WHAT YOU SHOULD DO:
Leave out the pictures and transcribe everything else exactly.

DATA PROVIDED:
=====

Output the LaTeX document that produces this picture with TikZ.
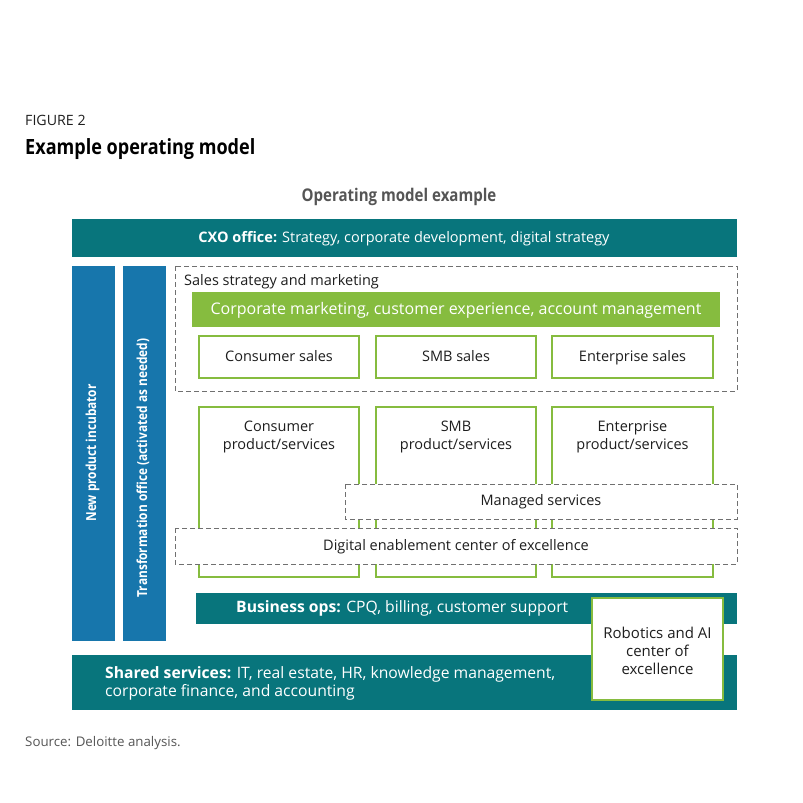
\documentclass[tikz,border=0pt]{standalone}
\usepackage{fontspec}
\setmainfont{Open Sans}
\newfontfamily\condb{Open Sans}[FakeStretch=0.86]
\usetikzlibrary{calc}
\definecolor{teal}{HTML}{08757C}
\definecolor{dblue}{HTML}{1776AC}
\definecolor{lgreen}{HTML}{86BC3F}
\definecolor{txt}{HTML}{1E1E1E}
\definecolor{gtxt}{HTML}{555555}
\definecolor{dash}{HTML}{707070}
\newcommand{\bl}[1]{{\bfseries #1}}
\tikzset{
  bar/.style={fill=teal, draw=none, text=white},
  vbar/.style={fill=dblue, draw=none, text=white},
  gbox/.style={draw=lgreen, line width=1.8pt, fill=white, text=txt},
  dbox/.style={draw=dash, dashed, dash pattern=on 5pt off 3pt, line width=0.9pt, fill=white, text=txt},
  lab/.style={font=\fontsize{14.5}{18}\selectfont, text=txt},
  one/.style={text height=1.0em, text depth=0.1em},
  vtext/.style={text=white, rotate=90, font=\fontsize{13.8}{17}\condb\bfseries, text height=0.75em, text depth=0.22em},
}
\begin{document}
\begin{tikzpicture}[x=1pt,y=-1pt]
\useasboundingbox (0,0) rectangle (803,803);
% titles
\node[anchor=west, inner sep=0, text=txt, font=\fontsize{14.2}{16}\selectfont, one] (fig) at (25,121) {FIGURE 2};
\node[anchor=west, inner sep=0, text=black, font=\fontsize{21}{25}\condb\bfseries, one] (title) at (25,150) {Example operating model};
\node[text=gtxt, font=\fontsize{17.5}{20}\condb\bfseries, one] (sub) at (399,197) {Operating model example};
% CXO
\path[bar] (72,219) rectangle (737,257);
\node[text=white, font=\fontsize{14.5}{17}\selectfont, one] (cxo) at (404,238) {\bl{CXO office:} Strategy, corporate development, digital strategy};
% vertical bars
\path[vbar] (72,266) rectangle (115,641);
\node[vtext] (npi) at (93.5,453) {New product incubator};
\path[vbar] (123,266) rectangle (166,641);
\node[vtext] (tro) at (144.5,468) {Transformation office (activated as needed)};
% sales dashed box
\path[dbox] (175,266) rectangle (737,391);
\node[anchor=west, inner sep=0, lab, one] (ssm) at (184,281) {Sales strategy and marketing};
\path[fill=lgreen] (192,292) rectangle (720,327);
\node[text=white, font=\fontsize{16}{19}\selectfont, one] (cm) at (456,310) {Corporate marketing, customer experience, account management};
% sales boxes
\path[gbox] (199,336) rectangle (359,378);
\node[lab, one] (cs) at (279,357) {Consumer sales};
\path[gbox] (376,336) rectangle (536,378);
\node[lab, one] (ss) at (456,357) {SMB sales};
\path[gbox] (552,336) rectangle (713,378);
\node[lab, one] (es) at (632.5,357) {Enterprise sales};
% product boxes
\path[gbox] (199,407) rectangle (359,577);
\node[lab, align=center] (cp) at (279,437) {Consumer\\product/services};
\path[gbox] (376,407) rectangle (536,577);
\node[lab, align=center] (sp) at (456,437) {SMB\\product/services};
\path[gbox] (552,407) rectangle (713,577);
\node[lab, align=center] (ep) at (632.5,437) {Enterprise\\product/services};
% managed services
\path[dbox] (345,484) rectangle (737,519);
\node[lab, one] (ms) at (541,501) {Managed services};
% digital enablement
\path[dbox] (175,528) rectangle (737,564);
\node[lab, one] (de) at (456,546) {Digital enablement center of excellence};
% business ops
\path[bar] (196,593) rectangle (737,624);
\node[anchor=west, inner sep=0, text=white, font=\fontsize{15.7}{17}\selectfont, one] (bo) at (236,607.5) {\bl{Business ops:} CPQ, billing, customer support};
% shared services
\path[bar] (72,655) rectangle (737,710);
\node[anchor=west, inner sep=0, text=white, align=left, font=\fontsize{15.7}{18.5}\selectfont] (sh) at (105,683.5) {\bl{Shared services:} IT, real estate, HR, knowledge management,\\corporate finance, and accounting};
% robotics
\path[gbox] (592,598) rectangle (723,700);
\node[lab, align=center, font=\fontsize{15}{18}\selectfont] (rob) at (657.5,651) {Robotics and AI\\center of\\excellence};
% source
\node[anchor=west, inner sep=0, text=gtxt, font=\fontsize{13.3}{15}\selectfont, one] (src) at (25,742) {Source: Deloitte analysis.};
\end{tikzpicture}
\end{document}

=====

EXERCISE OUTPUT:
Output the LaTeX document that produces this picture with TikZ.
\documentclass[tikz,border=0pt]{standalone}
\usepackage{fontspec}
\setmainfont{Open Sans}
\newfontfamily\condb{Open Sans}[FakeStretch=0.86]
\usetikzlibrary{calc}
\definecolor{teal}{HTML}{08757C}
\definecolor{dblue}{HTML}{1776AC}
\definecolor{lgreen}{HTML}{86BC3F}
\definecolor{txt}{HTML}{1E1E1E}
\definecolor{gtxt}{HTML}{555555}
\definecolor{dash}{HTML}{707070}
\newcommand{\bl}[1]{{\bfseries #1}}
\tikzset{
  bar/.style={fill=teal, draw=none, text=white},
  vbar/.style={fill=dblue, draw=none, text=white},
  gbox/.style={draw=lgreen, line width=1.8pt, fill=white, text=txt},
  dbox/.style={draw=dash, dashed, dash pattern=on 5pt off 3pt, line width=0.9pt, fill=white, text=txt},
  lab/.style={font=\fontsize{14.5}{18}\selectfont, text=txt},
  one/.style={text height=1.0em, text depth=0.1em},
  vtext/.style={text=white, rotate=90, font=\fontsize{13.8}{17}\condb\bfseries, text height=0.75em, text depth=0.22em},
}
\begin{document}
\begin{tikzpicture}[x=1pt,y=-1pt]
\useasboundingbox (0,0) rectangle (803,803);
% titles
\node[anchor=west, inner sep=0, text=txt, font=\fontsize{14.2}{16}\selectfont, one] (fig) at (25,121) {FIGURE 2};
\node[anchor=west, inner sep=0, text=black, font=\fontsize{21}{25}\condb\bfseries, one] (title) at (25,150) {Example operating model};
\node[text=gtxt, font=\fontsize{17.5}{20}\condb\bfseries, one] (sub) at (399,197) {Operating model example};
% CXO
\path[bar] (72,219) rectangle (737,257);
\node[text=white, font=\fontsize{14.5}{17}\selectfont, one] (cxo) at (404,238) {\bl{CXO office:} Strategy, corporate development, digital strategy};
% vertical bars
\path[vbar] (72,266) rectangle (115,641);
\node[vtext] (npi) at (93.5,453) {New product incubator};
\path[vbar] (123,266) rectangle (166,641);
\node[vtext] (tro) at (144.5,468) {Transformation office (activated as needed)};
% sales dashed box
\path[dbox] (175,266) rectangle (737,391);
\node[anchor=west, inner sep=0, lab, one] (ssm) at (184,281) {Sales strategy and marketing};
\path[fill=lgreen] (192,292) rectangle (720,327);
\node[text=white, font=\fontsize{16}{19}\selectfont, one] (cm) at (456,310) {Corporate marketing, customer experience, account management};
% sales boxes
\path[gbox] (199,336) rectangle (359,378);
\node[lab, one] (cs) at (279,357) {Consumer sales};
\path[gbox] (376,336) rectangle (536,378);
\node[lab, one] (ss) at (456,357) {SMB sales};
\path[gbox] (552,336) rectangle (713,378);
\node[lab, one] (es) at (632.5,357) {Enterprise sales};
% product boxes
\path[gbox] (199,407) rectangle (359,577);
\node[lab, align=center] (cp) at (279,437) {Consumer\\product/services};
\path[gbox] (376,407) rectangle (536,577);
\node[lab, align=center] (sp) at (456,437) {SMB\\product/services};
\path[gbox] (552,407) rectangle (713,577);
\node[lab, align=center] (ep) at (632.5,437) {Enterprise\\product/services};
% managed services
\path[dbox] (345,484) rectangle (737,519);
\node[lab, one] (ms) at (541,501) {Managed services};
% digital enablement
\path[dbox] (175,528) rectangle (737,564);
\node[lab, one] (de) at (456,546) {Digital enablement center of excellence};
% business ops
\path[bar] (196,593) rectangle (737,624);
\node[anchor=west, inner sep=0, text=white, font=\fontsize{15.7}{17}\selectfont, one] (bo) at (236,607.5) {\bl{Business ops:} CPQ, billing, customer support};
% shared services
\path[bar] (72,655) rectangle (737,710);
\node[anchor=west, inner sep=0, text=white, align=left, font=\fontsize{15.7}{18.5}\selectfont] (sh) at (105,683.5) {\bl{Shared services:} IT, real estate, HR, knowledge management,\\corporate finance, and accounting};
% robotics
\path[gbox] (592,598) rectangle (723,700);
\node[lab, align=center, font=\fontsize{15}{18}\selectfont] (rob) at (657.5,651) {Robotics and AI\\center of\\excellence};
% source
\node[anchor=west, inner sep=0, text=gtxt, font=\fontsize{13.3}{15}\selectfont, one] (src) at (25,742) {Source: Deloitte analysis.};
\end{tikzpicture}
\end{document}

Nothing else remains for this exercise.